Şimdikiler böyle değil. Devir değişti. Bilgi artık araçsal. O yüzden de sorular vasat. Amaç, para. O yüzden rakamlar görkemli. İnsanlar yarışmaya bilgileriyle sivrilmek için değil mangırlarla buluşmak için itibar ediyor. Bunlar, çok seyrediliyor mu? Şu ara göstergeler hayır diyor. Peki yarışmacı olmak için izdiham var mı? Gözlemler evet diyor. Toplum, elektronik mühendisinden avukatına, ‘Aydınlık’ta çalışan gazeteciden din dersi öğretmenine kadar istekli mi yarışmacı olmaya? Görüntü evet diyor. Nihayet, ‘meslek’ten çok ‘meşhurluk’ arzusu mu hâkim? Hâkimlik sınavı ile aynı güne gelen program çağrısı karşısında sınava gitmek yerine ekrana çıkmayı tercih ettiğini söyleyen avukat yarışmacı, evet dedirtiyor.
Eser coşuyor
Eser’i ‘Eyvah Düşüyorum’da karşımda görünce bu çözümleme temelinde içim burkulmadı değil... Bu yazının başlığı o zaman ‘çaktı’ zihnimde. Ama... hem de kocaman bir ama!.. Eser, yarışmayı çatır çatır seyrettirdi bana. Çünkü benzerlerinde söz konusu olan tempo düşüklüğü, sıkıcılık, hatta ölgünlükten eser yoktu Eser’in programında. Onun eşsiz hazırcevaplığı, bir ‘komedi’ye dönüştürdü programı. Evet, başlangıçta biraz tutuktu, ama alıştı, rahatladı, giderek de coştu.

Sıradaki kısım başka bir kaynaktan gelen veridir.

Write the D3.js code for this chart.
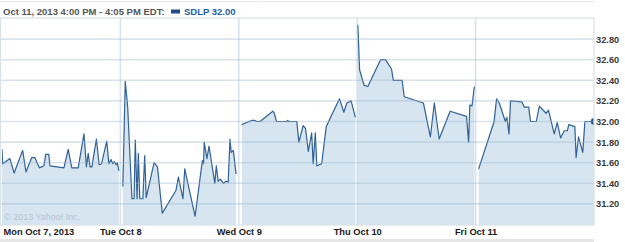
<!DOCTYPE html>
<html>
<head>
<meta charset="utf-8">
<script src="https://cdn.jsdelivr.net/npm/d3@7"></script>
<style>
	body { margin: 0; background: #fff; }
	svg { display: block; }
</style>
</head>
<body>
<div class="chart"></div>
<script>
// day labels along the bottom
const days = ["Mon Oct 7, 2013", "Tue Oct 8", "Wed Oct 9", "Thu Oct 10", "Fri Oct 11"];
const yTicks = [31.2, 31.4, 31.6, 31.8, 32.0, 32.2, 32.4, 32.6, 32.8];

// trades: minutes after the 9:30 open, and price
const monMin = [0, 2, 26, 40, 68, 79, 98, 108, 123, 138, 144, 154, 158, 204, 218, 230, 251, 270, 278, 284, 290, 296, 311, 320, 328, 345, 352, 359, 365, 370, 376, 380, 385];
const monPx = [31.73, 31.59, 31.64, 31.50, 31.72, 31.51, 31.65, 31.65, 31.55, 31.57, 31.68, 31.68, 31.57, 31.55, 31.73, 31.55, 31.55, 31.88, 31.56, 31.69, 31.56, 31.56, 31.83, 31.58, 31.59, 31.81, 31.59, 31.63, 31.59, 31.61, 31.58, 31.60, 31.52];

const tueMin = [8, 16, 24, 38, 45, 49, 55, 59, 64, 74, 80, 85, 111, 122, 138, 183, 191, 206, 212, 246, 270, 274, 276, 285, 292, 311, 316, 322, 329, 340, 348, 355, 361, 365, 372, 381];
const tuePx = [31.37, 32.39, 32.14, 31.25, 31.25, 31.82, 31.25, 31.69, 31.25, 31.25, 31.67, 31.26, 31.60, 31.56, 31.11, 31.33, 31.46, 31.25, 31.54, 31.08, 31.62, 31.59, 31.80, 31.64, 31.76, 31.40, 31.57, 31.42, 31.44, 31.40, 31.42, 31.41, 31.83, 31.70, 31.72, 31.49];

const wedMin = [10, 26, 42, 53, 59, 70, 112, 117, 124, 158, 161, 165, 191, 198, 212, 220, 229, 240, 245, 252, 257, 273, 288, 296, 307, 332, 346, 356, 370, 384];
const wedPx = [31.97, 31.99, 32.01, 32.01, 32.00, 32.00, 32.10, 32.08, 32.00, 32.00, 32.01, 32.00, 32.00, 31.80, 31.96, 31.93, 31.71, 31.89, 31.59, 31.89, 31.57, 31.59, 31.95, 32.00, 32.07, 32.22, 32.09, 32.18, 32.20, 32.04];

const thuMin = [2, 8, 23, 35, 77, 93, 113, 119, 148, 155, 218, 241, 254, 270, 306, 360, 367, 371, 378, 386];
const thuPx = [32.94, 32.50, 32.35, 32.34, 32.60, 32.60, 32.51, 32.40, 32.40, 32.24, 32.18, 31.85, 32.18, 31.83, 32.10, 32.05, 31.80, 32.16, 32.15, 32.34];

const friMin = [10, 61, 69, 78, 98, 103, 110, 115, 153, 160, 175, 181, 200, 210, 232, 240, 259, 269, 280, 292, 302, 307, 327, 331, 339, 353, 360, 377, 390];
const friPx = [31.54, 32.00, 32.22, 32.18, 32.00, 32.04, 31.88, 32.20, 32.19, 32.14, 32.14, 32.00, 32.00, 32.15, 32.08, 32.11, 31.88, 31.99, 31.84, 31.91, 31.91, 31.97, 31.95, 31.65, 31.85, 31.70, 32.00, 32.00, 32.00];

const dayMins = [monMin, tueMin, wedMin, thuMin, friMin];
const dayPx = [monPx, tuePx, wedPx, thuPx, friPx];
const session = 390;

const width = 625, height = 242;
const plot = { left: 2, right: 594, top: 18, bottom: 225 };
const font = "'Liberation Sans', Arial, sans-serif";

const x = d3.scaleLinear().domain([0, 5 * session]).range([plot.left, plot.right]);
const y = d3.scaleLinear().domain([31, 33]).range([224.5, 18.5]);

const svg = d3.select(".chart").append("svg")
	.attr("width", width)
	.attr("height", height);

svg.append("defs").append("clipPath").attr("id", "clip")
	.append("rect")
	.attr("x", plot.left).attr("y", plot.top)
	.attr("width", plot.right - plot.left).attr("height", plot.bottom - plot.top);

// one series per trading day
const series = dayMins.map((mins, i) =>
	mins.map((m, j) => ({ t: i * session + m, v: dayPx[i][j] })));

const area = d3.area().x((d) => x(d.t)).y0(plot.bottom).y1((d) => y(d.v));
const line = d3.line().x((d) => x(d.t)).y((d) => y(d.v));

const g = svg.append("g").attr("clip-path", "url(#clip)");

g.selectAll(".area").data(series).enter()
	.append("path")
	.attr("class", "area")
	.attr("d", area)
	.attr("fill", "#d6e5f0");

svg.append("text")
	.attr("x", 4).attr("y", 220)
	.attr("font-family", font).attr("font-size", 9)
	.attr("fill", "#b4c4d2")
	.text("\u00a9 2013 Yahoo! Inc.");

// grid
const grid = svg.append("g");
grid.selectAll(".hg").data(yTicks).enter()
	.append("line")
	.attr("x1", 0).attr("x2", plot.right)
	.attr("y1", (d) => y(d)).attr("y2", (d) => y(d))
	.attr("stroke", "#9fb6cb").attr("stroke-opacity", 0.38).attr("stroke-width", 1.6);

grid.selectAll(".vg").data([1, 2, 3, 4]).enter()
	.append("line")
	.attr("x1", (d) => x(d * session)).attr("x2", (d) => x(d * session))
	.attr("y1", plot.top).attr("y2", plot.bottom)
	.attr("stroke", "#9fb6cb").attr("stroke-opacity", 0.38).attr("stroke-width", 1.6);

// frame
grid.append("rect")
	.attr("x", 0.5).attr("y", plot.top)
	.attr("width", plot.right - 0.5).attr("height", plot.bottom - plot.top)
	.attr("fill", "none").attr("stroke", "#d9e1e8").attr("stroke-width", 1.2);
grid.append("line")
	.attr("x1", 0).attr("x2", plot.right).attr("y1", 1.5).attr("y2", 1.5)
	.attr("stroke", "#e4e9ee").attr("stroke-width", 1);
grid.append("rect")
	.attr("x", 0).attr("y", 239).attr("width", plot.right).attr("height", 3)
	.attr("fill", "#e6e6e6");

g.selectAll(".line").data(series).enter()
	.append("path")
	.attr("class", "line")
	.attr("d", line)
	.attr("fill", "none")
	.attr("stroke", "#2f6096")
	.attr("stroke-width", 1.2)
	.attr("stroke-linejoin", "round");

// last trade marker
const last = series[4][series[4].length - 1];
g.append("circle")
	.attr("cx", x(last.t)).attr("cy", y(last.v))
	.attr("r", 3.2)
	.attr("fill", "#1f4f86");

// right price axis
const yAxis = d3.axisRight(y).tickValues(yTicks).tickSize(0).tickPadding(0)
	.tickFormat(d3.format(".2f"));
svg.append("g")
	.attr("class", "axis y-axis")
	.attr("transform", `translate(${plot.right + 2},0)`)
	.call(yAxis)
	.call((a) => a.select(".domain").remove())
	.selectAll("text")
	.attr("font-family", font).attr("font-size", 9.3).attr("font-weight", "bold")
	.attr("fill", "#3a3a3a");

// bottom day labels
const xAxis = d3.axisBottom(x).tickValues(days.map((d, i) => i * session))
	.tickSize(0).tickPadding(0)
	.tickFormat((d, i) => days[i]);
const xa = svg.append("g")
	.attr("class", "axis x-axis")
	.attr("transform", `translate(0,${plot.bottom + 3})`)
	.call(xAxis)
	.call((a) => a.select(".domain").remove());
xa.selectAll("text")
	.attr("font-family", font).attr("font-size", 9.3).attr("font-weight", "bold")
	.attr("fill", "#1a1a1a")
	.attr("text-anchor", (d, i) => (i === 0 ? "start" : "middle"))
	.attr("dx", (d, i) => (i === 0 ? 1 : 0));

// header legend
const head = svg.append("g").attr("font-family", font).attr("font-size", 9.5).attr("font-weight", "bold");
head.append("text")
	.attr("x", 3).attr("y", 14.5)
	.attr("fill", "#555")
	.text("Oct 11, 2013 4:00 PM - 4:05 PM EDT:");
head.append("rect")
	.attr("x", 171).attr("y", 9.5).attr("width", 9).attr("height", 4)
	.attr("fill", "#1f4f86");
head.append("text")
	.attr("x", 184).attr("y", 14.5)
	.attr("fill", "#22609e")
	.text("SDLP 32.00");
</script>
</body>
</html>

Peki mizah nerede? Kendisini ağırdan satmayı, abartmayı, şişirmeyi ‘Meşhuriyet Çağı’nın rüknü sayan memleket insanlarının kifayetsizce çuvallaması karşısında onları incitmeden ‘ti’ye almasında en çok... Bir özel ünversitede uluslararası ilişkiler okuduğunu, okul bitince sınavlara girip büyükelçi olmak için uğraşacağını söyleyen, lâkin bu memlekette yağmura ‘rahmet’ dendiğini bilmeyen genci ‘yerin dibine sokup’ (Yanlış anlaşılmasın! Platformu açıp düşürerek...) ardından da “Eveeet, Büyükelçimizi de gönderdiiik” dediğinde kahkaha kaçınılmaz oluyor. 20 küsur yıl çalışmış emekli tarih öğretmeni Osmanlı padişahlarının oğullarına ‘çelebi’ dendiğini bilemeyince “İnşallah öğrencileriniz izlememiştir” yorumu, ‘Meşhuriyet’e biat etmenin bedelini ödeyenlerin haline duyduğunuz hüznü neşeyle tatlandırıyor.
Kısaca Eser, ‘Çok Güzel Hareketler Bunlar’ setini kurdu yarışmaya, götürüyor, belli ki daha da götürecek.
İyi de değer mi be Esercim? “Eh biraz erken oldu, ama yine de değer” dediğini duyar gibiyim!.. Tamam, maişet meselesi... Haklısın, ele güne gideceğine sana gitsin... Ama bu yeteneği oralarda harcama! Çok takılma! Bizi de oyalama!..
İzleyelim mi peki? Yarışma diye değil, ‘Eser Yenenler Şov’ niyetine, evet.